Book Festival authors reflect on the consequences of 9/11

Book Festival authors reflect on the consequences of 9/11

Almost ten years after the 9/11 terrorist attacks in New York, authors at the Edinburgh International Book Festival have been exploring the consequences of the subsequent War on Terror.

Writer and documentary film maker Dominic Streatfeild was at the Book Festival to discuss his latest work A History of the World since 9/11. Streatfeild claimed that the wars in Afghanistan and Iraq, which are being fought in the name of ‘democracy’, have merely intensified the mistrust between Middle-Eastern Islamist societies and the West, and that the damage to Iraq’s infrastructure, the high number of civilian casualties and the ensuing civil war have caused irrevocable harm to the relationship between Britain and America and the Arab nations.

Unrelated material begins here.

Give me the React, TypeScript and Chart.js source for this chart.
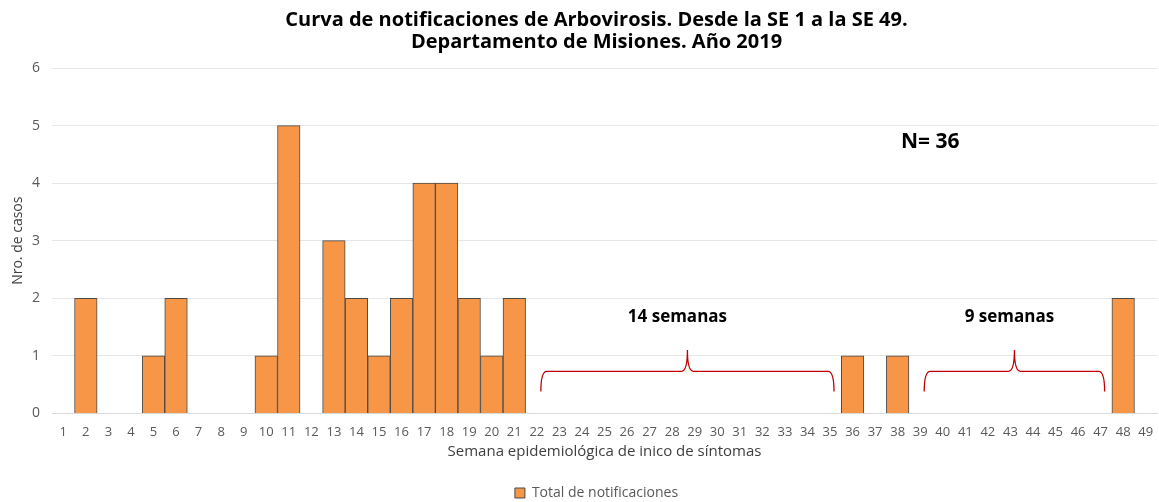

Streatfeild’s views were backed up by the American former CIA intelligence officer Michael Scheuer who, in a separate Book Festival event, said that America, in its endeavour to ‘clone itself’ in terms of values, policies and rights, by ‘occupying’ the Middle-East, has played straight into the hands of the Taliban and Al-Qaeda, strengthening insurgency in Arab nations by confirming their fears that the West is intrinsically opposed to Islam.

Scheuer said ‘we are faced with a problem, largely of our own making’, and that ‘we are much worse off today than we were on September the 11th 2001’.